I don't know if this is an optimization or not (aside from taking one memory write out, which obviously is), but if it is, I know it's not really worth it and didn't gain me anything. In any case, I get what this code is doing now, thanks for the help all.
I'm not sure what's not to understand, unless I'm missing something.
The first 3 instructions load a byte from old_string into dx and stores that to your new_string.
The next 3 instructions utilize what's already in dx and combines old_string[i+1] with it, and stores it as a 16-bit value (ax) to new_string.
Also, it shifts old_string[i+1] to the high-order dword of eax, then
ors edx (new_string[x]) into it... then puts ax into the memory!

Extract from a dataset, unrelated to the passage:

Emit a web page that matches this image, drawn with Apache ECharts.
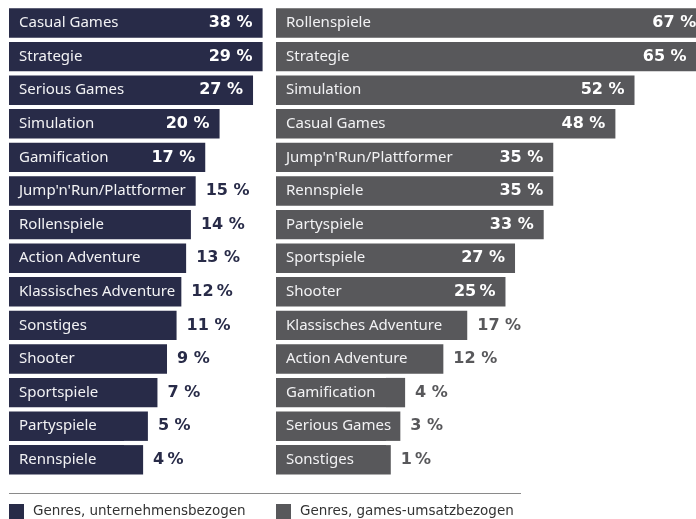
<!DOCTYPE html>
<html>
<head>
<meta charset="utf-8">
<script src="https://cdn.jsdelivr.net/npm/echarts@6/dist/echarts.min.js"></script>
<style>
  html, body { margin: 0; padding: 0; background: #ffffff; overflow: hidden; }
  #chart { width: 712px; height: 519px; }
</style>
</head>
<body>
<div id="chart"></div>
<script>
// Genres by share of companies (left) and by share of games revenue (right)
const leftCategories = ['Casual Games', 'Strategie', 'Serious Games', 'Simulation', 'Gamification',
  "Jump'n'Run/Plattformer", 'Rollenspiele', 'Action Adventure', 'Klassisches Adventure',
  'Sonstiges', 'Shooter', 'Sportspiele', 'Partyspiele', 'Rennspiele'];
const leftValues = [38, 29, 27, 20, 17, 15, 14, 13, 12, 11, 9, 7, 5, 4];

const rightCategories = ['Rollenspiele', 'Strategie', 'Simulation', 'Casual Games',
  "Jump'n'Run/Plattformer", 'Rennspiele', 'Partyspiele', 'Sportspiele', 'Shooter',
  'Klassisches Adventure', 'Action Adventure', 'Gamification', 'Serious Games', 'Sonstiges'];
const rightValues = [67, 65, 52, 48, 35, 35, 33, 27, 25, 17, 12, 4, 3, 1];

const leftSeriesName = 'Genres, unternehmensbezogen';
const rightSeriesName = 'Genres, games-umsatzbezogen';

// labels printed with a narrow gap before the percent sign
const leftTight = ['Klassisches Adventure', 'Rennspiele'];
const rightTight = ['Shooter', 'Sonstiges'];

// ---- styling / layout ----
const NAVY = '#282b48';
const GREY = '#58585b';
const NAME_FONT = '"Noto Sans", "Open Sans", sans-serif';
const VALUE_FONT = '"DejaVu Sans", Verdana, sans-serif';
const PX_PER_PCT = 4.779;
const TOP = 6.2, ROWS_H = 470.4, BAR_H = 29.4;

// each bar starts with a fixed-width name panel (in px) before its value part
const panels = [
  { left: 9,   padPx: 115, max: 29, insideMin: 17, color: NAVY, cats: leftCategories,  vals: leftValues,  name: leftSeriesName,  tight: leftTight },
  { left: 276, padPx: 110, max: 67, insideMin: 25, color: GREY, cats: rightCategories, vals: rightValues, name: rightSeriesName, tight: rightTight }
];

const grids = [], xAxes = [], yAxes = [], series = [];
panels.forEach((p, i) => {
  const pad = p.padPx / PX_PER_PCT;
  const barStyle = { color: p.color, borderWidth: 0 };
  grids.push({ left: p.left, top: TOP, width: p.padPx + p.max * PX_PER_PCT, height: ROWS_H, containLabel: false });
  xAxes.push({ type: 'value', gridIndex: i, min: -pad, max: p.max, show: false });
  yAxes.push({
    type: 'category', gridIndex: i, data: p.cats, inverse: true, z: 10,
    axisLine: { show: false }, axisTick: { show: false },
    axisLabel: { inside: true, margin: 10, color: '#f2f2f4', fontFamily: NAME_FONT, fontSize: 15 }
  });
  series.push({
    type: 'bar', name: p.name + ' ', xAxisIndex: i, yAxisIndex: i, stack: 's' + i,
    barWidth: BAR_H, silent: true, itemStyle: barStyle,
    data: p.cats.map(() => -pad)
  });
  series.push({
    type: 'bar', name: p.name, xAxisIndex: i, yAxisIndex: i, stack: 's' + i,
    barWidth: BAR_H, itemStyle: barStyle,
    data: p.vals.map((v, k) => {
      const inside = v >= p.insideMin;
      return {
        value: v,
        label: {
          show: true,
          position: inside ? 'insideRight' : 'right',
          distance: 10,
          color: inside ? '#ffffff' : p.color,
          fontFamily: VALUE_FONT, fontWeight: 'bold', fontSize: 16,
          formatter: () => v + (p.tight.includes(p.cats[k]) ? '\u2009' : ' ') + '%'
        }
      };
    })
  });
});

const legendText = { color: '#333333', fontFamily: VALUE_FONT, fontSize: 13.5, padding: [0, 0, 0, 4] };

const chart = echarts.init(document.getElementById('chart'), null, { renderer: 'canvas' });
chart.setOption({
  animation: false,
  backgroundColor: '#ffffff',
  grid: grids,
  xAxis: xAxes,
  yAxis: yAxes,
  legend: [
    { data: [leftSeriesName],  left: 9,   top: 504, icon: 'rect', itemWidth: 15, itemHeight: 15, padding: 0, selectedMode: false, textStyle: legendText },
    { data: [rightSeriesName], left: 276, top: 504, icon: 'rect', itemWidth: 15, itemHeight: 15, padding: 0, selectedMode: false, textStyle: legendText }
  ],
  graphic: [{
    type: 'line', shape: { x1: 9, y1: 493.5, x2: 521, y2: 493.5 },
    style: { stroke: '#8a8a8a', lineWidth: 1 }, silent: true
  }],
  series: series
});
</script>
</body>
</html>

Wouldn't
ax just contain what was already in new_string[x]? so it saves the same
thing to the same place in memory twice?
Now you see why optimizers are a Good Thing. That kind of redundant code shows up pretty often in unoptimized, generated code, because the generated code comes more or less from templates that don't "know" what happened before or after.